Grow by completing quietly — depth hidden, work carried through.

Context
Growth

Read this hexagram as guidance for self-development, inner work, and personal transformation.

Direct answer

Hexagram 15 in personal growth means humility that finishes what it starts. A mountain content to stand within the earth — real greatness that does not display itself. The only hexagram whose every line is favourable, its counsel saves modesty from passivity: reduce what is too much in you, add to what is too little, and finish the work.

Where you are now

Growth here is a law of nature working in your favour: heaven empties what is full and pours into what is humble, as water runs from the peaks to fill the valleys. The unassuming self is exactly the one that receives. But modesty is not meekness, and it is not fishing for reassurance. The image gives you a daily practice — weigh things and make them equal, beginning with yourself: reduce the too-much (the self-justifying, the impatient reaching for large results, the careless habit) and add to the too-little (the neglected practice, the patience you skip, the small steps you keep overlooking because you want big ones). Ostentation is subtler than boasting; it hides in every impulse to put the self ahead of the truth.

The next step

The next step is completion — the discipline of carrying things all the way through without stopping to admire yourself. Line 3 is the centre of the hexagram: real accomplishment finished quietly, at exactly the point where praise arrives and becomes the hazard. The moment you savour your own superiority, complacency creeps in and the work stalls short of done. Keep your eyes on the task, not the applause. And know that modesty does not mean weakness: line 5 permits real firmness, and line 6 aims that firmness first at yourself — take decisive action against your own shortcomings before you correct anyone else's. Whoever will march on their own city is fit, afterward, to set anything in order.

Watch out for

Modesty has counterfeits. False humility performs its lowliness and waits to be contradicted.

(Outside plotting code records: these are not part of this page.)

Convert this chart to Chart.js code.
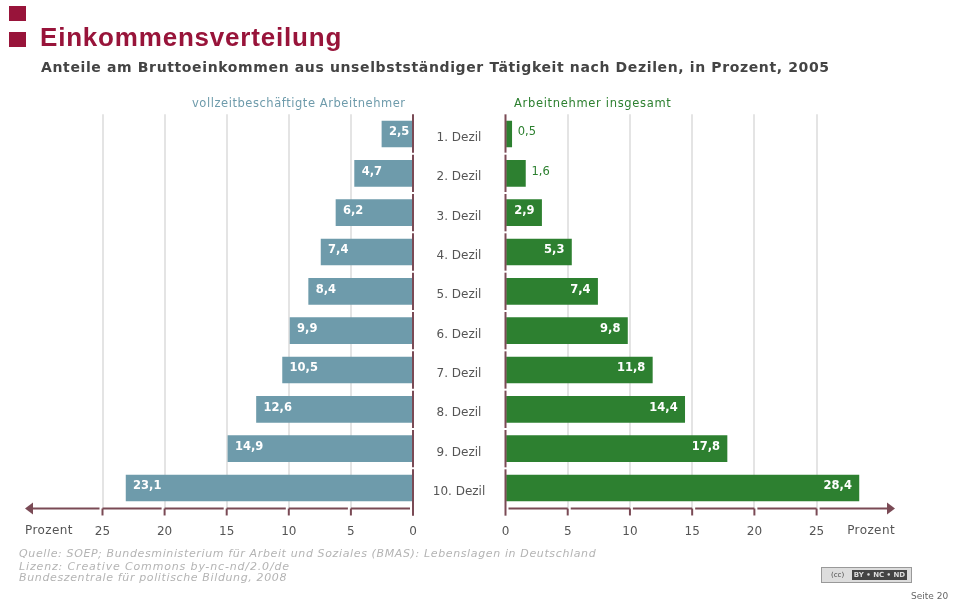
<!DOCTYPE html>
<html lang="de">
<head>
<meta charset="utf-8">
<title>Einkommensverteilung</title>
<script src="https://cdn.jsdelivr.net/npm/chart.js@4/dist/chart.umd.min.js"></script>
<style>
  html, body { margin: 0; padding: 0; background: #fff; }
  #page { position: relative; width: 953px; height: 602px; overflow: hidden; font-family: "DejaVu Sans", sans-serif; filter: blur(0.6px); }
  #page > * { position: absolute; white-space: nowrap; }
  .square { left: 9px; width: 17px; height: 15px; background: #98143a; }
  #title { left: 40px; top: 22px; font: bold 26px "Liberation Sans", sans-serif; letter-spacing: 0.8px; color: #98143a; }
  #subtitle { left: 41px; top: 59px; font-weight: bold; font-size: 14px; letter-spacing: 0.63px; color: #444; }
  .head { top: 96px; font-size: 11.5px; letter-spacing: 0.55px; }
  .source { left: 19px; font-style: italic; font-size: 11px; letter-spacing: 0.63px; color: #b4b4b4; }
  #badge { left: 821px; top: 567px; width: 89px; height: 14px; border: 1px solid #999; background: #ddd; font-size: 7px; line-height: 14px; color: #444; }
  #badge b { position: absolute; left: 30px; top: 2px; width: 55px; height: 10px; line-height: 10px; background: #444; color: #ddd; text-align: center; }
  #badge span { position: absolute; left: 9px; top: 0; }
  #page_no { left: 911px; top: 591px; font-size: 9px; color: #666; }
  canvas { display: block; }
</style>
</head>
<body>
<div id="page">
  <div class="square" style="top:6px"></div>
  <div class="square" style="top:32px"></div>
  <div id="title">Einkommensverteilung</div>
  <div id="subtitle">Anteile am Bruttoeinkommen aus unselbstständiger Tätigkeit nach Dezilen, in Prozent, 2005</div>
  <div class="head" style="left:192px;color:#6e9bab">vollzeitbeschäftigte Arbeitnehmer</div>
  <div class="head" style="left:514px;color:#2d8030;letter-spacing:0.68px">Arbeitnehmer insgesamt</div>
  <canvas id="rightChart" width="493" height="440" style="position:absolute;left:460px;top:100px"></canvas>
  <canvas id="leftChart" width="495" height="440" style="position:absolute;left:0;top:100px"></canvas>
  <div class="source" style="top:547px">Quelle: SOEP; Bundesministerium für Arbeit und Soziales (BMAS): Lebenslagen in Deutschland</div>
  <div class="source" style="top:560px;letter-spacing:0.85px">Lizenz: Creative Commons by-nc-nd/2.0/de</div>
  <div class="source" style="top:571px">Bundeszentrale für politische Bildung, 2008</div>
  <div id="badge"><span>(cc)</span><b>BY • NC • ND</b></div>
  <div id="page_no">Seite 20</div>
</div>
<script>
const deciles = ['1. Dezil', '2. Dezil', '3. Dezil', '4. Dezil', '5. Dezil', '6. Dezil', '7. Dezil', '8. Dezil', '9. Dezil', '10. Dezil'];
const fullTime = [2.5, 4.7, 6.2, 7.4, 8.4, 9.9, 10.5, 12.6, 14.9, 23.1];
const allEmployees = [0.5, 1.6, 2.9, 5.3, 7.4, 9.8, 11.8, 14.4, 17.8, 28.4];
const tickValues = [0, 5, 10, 15, 20, 25];
const axisUnit = 'Prozent';

const MAROON = '#7a4a55';
const BLUE = '#6e9bab';
const GREEN = '#2d8030';

// axis lines, arrows, value labels and decile names are not built in, so draw them here
const decorate = {
  id: 'decorate',
  afterDatasetsDraw(chart, args, opts) {
    const ctx = chart.ctx;
    const x = chart.scales.x;
    const y = chart.scales.y;
    const area = chart.chartArea;
    const dir = opts.side === 'left' ? -1 : 1;
    const axisY = area.bottom + 0.8;
    ctx.save();
    ctx.strokeStyle = MAROON;
    ctx.fillStyle = MAROON;
    ctx.lineWidth = 2;

    // zero line with small gaps between the bands
    const zero = x.getPixelForValue(0);
    let from = area.top;
    deciles.forEach((d, i) => {
      const to = i < deciles.length - 1 ? (y.getPixelForValue(i) + y.getPixelForValue(i + 1)) / 2 - 1 : area.bottom + 8;
      ctx.beginPath();
      ctx.moveTo(zero, from);
      ctx.lineTo(zero, to);
      ctx.stroke();
      from = to + 2;
    });

    // tick marks and the pieces of the axis
    tickValues.forEach((t, i) => {
      const px = x.getPixelForValue(t);
      if (t > 0) {
        ctx.beginPath();
        ctx.moveTo(px, axisY);
        ctx.lineTo(px, axisY + 7);
        ctx.stroke();
        const prev = x.getPixelForValue(tickValues[i - 1]);
        ctx.beginPath();
        ctx.moveTo(prev + dir * 3, axisY);
        ctx.lineTo(px, axisY);
        ctx.stroke();
      }
    });
    const last = x.getPixelForValue(tickValues[tickValues.length - 1]);
    const tip = x.getPixelForValue(x.max);
    ctx.beginPath();
    ctx.moveTo(last + dir * 3, axisY);
    ctx.lineTo(tip - dir * 6, axisY);
    ctx.stroke();
    ctx.beginPath();
    ctx.moveTo(tip, axisY);
    ctx.lineTo(tip - dir * 8, axisY - 6);
    ctx.lineTo(tip - dir * 8, axisY + 6);
    ctx.closePath();
    ctx.fill();

    // unit label
    ctx.font = '12px "DejaVu Sans"';
    ctx.letterSpacing = '0.4px';
    ctx.fillStyle = '#555';
    ctx.textBaseline = 'middle';
    ctx.textAlign = opts.side === 'left' ? 'left' : 'right';
    ctx.fillText(axisUnit, tip, axisY + 22);
    ctx.letterSpacing = '0px';

    // value labels
    const meta = chart.getDatasetMeta(0);
    const values = chart.data.datasets[0].data;
    meta.data.forEach((bar, i) => {
      const text = values[i].toFixed(1).replace('.', ',');
      const outside = values[i] < 2;
      ctx.font = (outside ? '' : 'bold ') + '11.5px "DejaVu Sans"';
      ctx.fillStyle = outside ? GREEN : '#fff';
      ctx.textAlign = (dir < 0 || outside) ? 'left' : 'right';
      const tx = outside ? bar.x + 6 : bar.x - dir * 7;
      ctx.fillText(text, tx, bar.y - 1.5);
    });

    // decile names sit between the two charts, drawn from the left chart
    if (opts.side === 'left') {
      ctx.font = '12px "DejaVu Sans"';
      ctx.fillStyle = '#555';
      ctx.textAlign = 'center';
      deciles.forEach((d, i) => {
        ctx.fillText(d, 459, y.getPixelForValue(i) + 4);
      });
    }
    ctx.restore();
  }
};

function buildChart(id, values, color, side, padding, max) {
  return new Chart(document.getElementById(id), {
    type: 'bar',
    data: {
      labels: deciles,
      datasets: [{ data: values, backgroundColor: color, barThickness: 26 }]
    },
    plugins: [decorate],
    options: {
      indexAxis: 'y',
      responsive: false,
      animation: false,
      layout: { padding: padding },
      scales: {
        x: {
          min: 0,
          max: max,
          reverse: side === 'left',
          afterFit(scale) { scale.height = 32.33; },
          afterBuildTicks(scale) { scale.ticks = tickValues.map(v => ({ value: v })); },
          border: { display: false },
          grid: {
            drawTicks: false,
            lineWidth: 2,
            color: c => c.tick && c.tick.value === 0 ? 'transparent' : '#e4e4e4'
          },
          ticks: {
            padding: 17,
            maxRotation: 0,
            autoSkip: false,
            color: '#555',
            font: { family: '"DejaVu Sans"', size: 12 }
          }
        },
        y: { display: false }
      },
      plugins: {
        legend: { display: false },
        tooltip: { enabled: false },
        decorate: { side: side }
      }
    }
  });
}

buildChart('leftChart', fullTime, BLUE, 'left', { top: 14.33, left: 25, right: 82, bottom: 0 }, 31.24);
buildChart('rightChart', allEmployees, GREEN, 'right', { top: 14.33, left: 45.5, right: 58, bottom: 0 }, 31.3);
</script>
</body>
</html>
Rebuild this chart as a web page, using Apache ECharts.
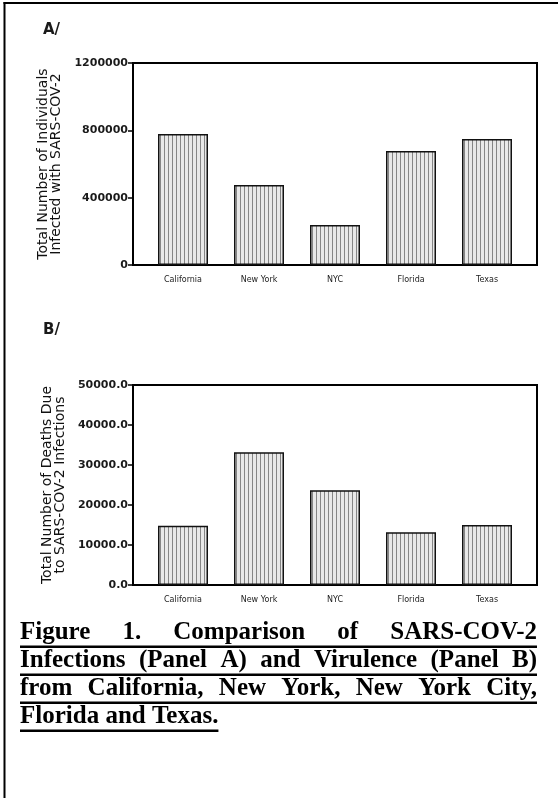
<!DOCTYPE html>
<html><head><meta charset="utf-8">
<script src="https://cdn.jsdelivr.net/npm/echarts@6/dist/echarts.min.js"></script>
<style>html,body{margin:0;padding:0;background:#fff}#c{width:558px;height:798px}</style>
</head><body><div id="c"></div>
<script>
// ---- data ----
const categories = ['California', 'New York', 'NYC', 'Florida', 'Texas'];
const infections = [778000, 475000, 238000, 677000, 749000];
const deaths = [14800, 33200, 23700, 13200, 15000];
const ticksA = [0, 400000, 800000, 1200000];
const ticksB = [0, 10000, 20000, 30000, 40000, 50000];
const nameA = 'Total Number of Individuals\nInfected with SARS-COV-2';
const nameB = 'Total Number of Deaths Due\nto SARS-COV-2 Infections';
const panelLabels = ['A/', 'B/'];
const captionLines = [
  'Figure 1. Comparison of SARS-COV-2',
  'Infections (Panel A) and Virulence (Panel B)',
  'from California, New York, New York City,',
  'Florida and Texas.'
];

// ---- hatch pattern ----
const pc = document.createElement('canvas');
pc.width = 4; pc.height = 4;
const pctx = pc.getContext('2d');
pctx.fillStyle = '#e8e8e8'; pctx.fillRect(0, 0, 4, 4);
pctx.fillStyle = '#858585'; pctx.fillRect(0, 0, 1, 4);
const hatch = { image: pc, repeat: 'repeat' };

const chart = echarts.init(document.getElementById('c'), null, { renderer: 'canvas' });

const frameA = { left: 133, right: 21, top: 63, bottom: 533 };
const frameB = { left: 133, right: 21, top: 385, bottom: 213 };
function inner(f) { return { left: f.left + 12, right: f.right + 12, top: f.top, bottom: f.bottom }; }

function frameGrid(f) {
  return Object.assign({ show: true, borderColor: '#000', borderWidth: 2, backgroundColor: 'transparent', containLabel: false }, f);
}
function barGrid(f) { return Object.assign({ show: false, containLabel: false }, inner(f)); }

function valueAxis(gi, ticks, name, fmt) {
  return {
    type: 'value', gridIndex: gi,
    min: ticks[0], max: ticks[ticks.length - 1], interval: ticks[1] - ticks[0],
    axisLine: { show: true, lineStyle: { color: '#000', width: 2 } },
    axisTick: { show: true, inside: false, length: 5, lineStyle: { color: '#000', width: 1.5 } },
    axisLabel: { margin: 5, color: '#1a1a1a', fontFamily: 'DejaVu Sans', fontWeight: 'bold', fontSize: 11, formatter: fmt },
    splitLine: { show: false },
    name: name, nameLocation: 'middle', nameGap: 62,
    nameTextStyle: { fontFamily: 'DejaVu Sans', fontSize: 14, lineHeight: 13, color: '#111' }
  };
}
function hiddenValueAxis(gi, ticks) {
  return { type: 'value', gridIndex: gi, show: false, min: ticks[0], max: ticks[ticks.length - 1], splitLine: { show: false } };
}
function catAxis(gi) {
  return {
    type: 'category', gridIndex: gi, data: categories,
    axisLine: { show: false },
    axisTick: { show: true, inside: true, alignWithLabel: true, length: 4, lineStyle: { color: '#000', width: 2 } },
    axisLabel: { margin: 11, color: '#222', fontFamily: 'DejaVu Sans', fontSize: 8 },
    splitLine: { show: false }
  };
}
function hiddenCatAxis(gi) { return { type: 'category', gridIndex: gi, data: categories, show: false }; }

function barSeries(xi, yi, data) {
  return {
    type: 'bar', xAxisIndex: xi, yAxisIndex: yi, data: data, barWidth: 50,
    itemStyle: { color: hatch, borderColor: '#111', borderWidth: 1.5 },
    emphasis: { disabled: true }, silent: true, animation: false
  };
}

// ---- caption (justified, underlined) ----
const capFont = 'bold 25px "Liberation Serif"';
const mctx = document.createElement('canvas').getContext('2d');
mctx.font = capFont;
const capLeft = 20, capRight = 537, capTop = 633, capStep = 28;
const graphics = [
  { type: 'rect', shape: { x: 3.5, y: 2, width: 2, height: 796 }, style: { fill: '#000' } },
  { type: 'rect', shape: { x: 3.5, y: 2, width: 555, height: 2 }, style: { fill: '#000' } },
  { type: 'text', x: 43, y: 30.5, style: { text: panelLabels[0], font: 'bold 15px "DejaVu Sans"', fill: '#1a1a1a', verticalAlign: 'middle' } },
  { type: 'text', x: 43, y: 330, style: { text: panelLabels[1], font: 'bold 15px "DejaVu Sans"', fill: '#1a1a1a', verticalAlign: 'middle' } }
];
captionLines.forEach(function (line, i) {
  const words = line.split(' ');
  const widths = words.map(function (w) { return mctx.measureText(w).width; });
  const total = widths.reduce(function (a, b) { return a + b; }, 0);
  const last = i === captionLines.length - 1;
  const gap = last ? mctx.measureText(' ').width : (capRight - capLeft - total) / (words.length - 1);
  let x = capLeft;
  const y = capTop + i * capStep;
  words.forEach(function (w, j) {
    graphics.push({ type: 'text', x: x, y: y, style: { text: w, font: capFont, fill: '#000', align: 'left', verticalAlign: 'middle' } });
    x += widths[j] + gap;
  });
  const endX = last ? x - gap : capRight;
  graphics.push({ type: 'rect', shape: { x: capLeft, y: y + 12.5, width: endX - capLeft, height: 2.5 }, style: { fill: '#000' } });
});

chart.setOption({
  animation: false,
  backgroundColor: '#fff',
  grid: [frameGrid(frameA), barGrid(frameA), frameGrid(frameB), barGrid(frameB)],
  xAxis: [hiddenCatAxis(0), catAxis(1), hiddenCatAxis(2), catAxis(3)],
  yAxis: [
    valueAxis(0, ticksA, nameA, function (v) { return String(v); }),
    hiddenValueAxis(1, ticksA),
    valueAxis(2, ticksB, nameB, function (v) { return v.toFixed(1); }),
    hiddenValueAxis(3, ticksB)
  ],
  series: [barSeries(1, 1, infections), barSeries(3, 3, deaths)],
  graphic: graphics
});
</script>
</body></html>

Self-effacement abandons the very task the hexagram insists on completing, then calls the quitting a virtue. And "modest" indecision can be arrogance in disguise — the refusal to act because conditions aren't perfect. Real modesty is measured not by how little you claim but by how much you complete without claiming. Watch, too, the slide from humility into self-pity, which is just the ego complaining from below.

Growth lines

The six lines in personal growth

Reflection

Where am I performing self-improvement instead of quietly completing it?

What's "too much" in me right now, and what's "too little" — and how would I equalise them?

Is my humility genuine, or a display waiting to be contradicted?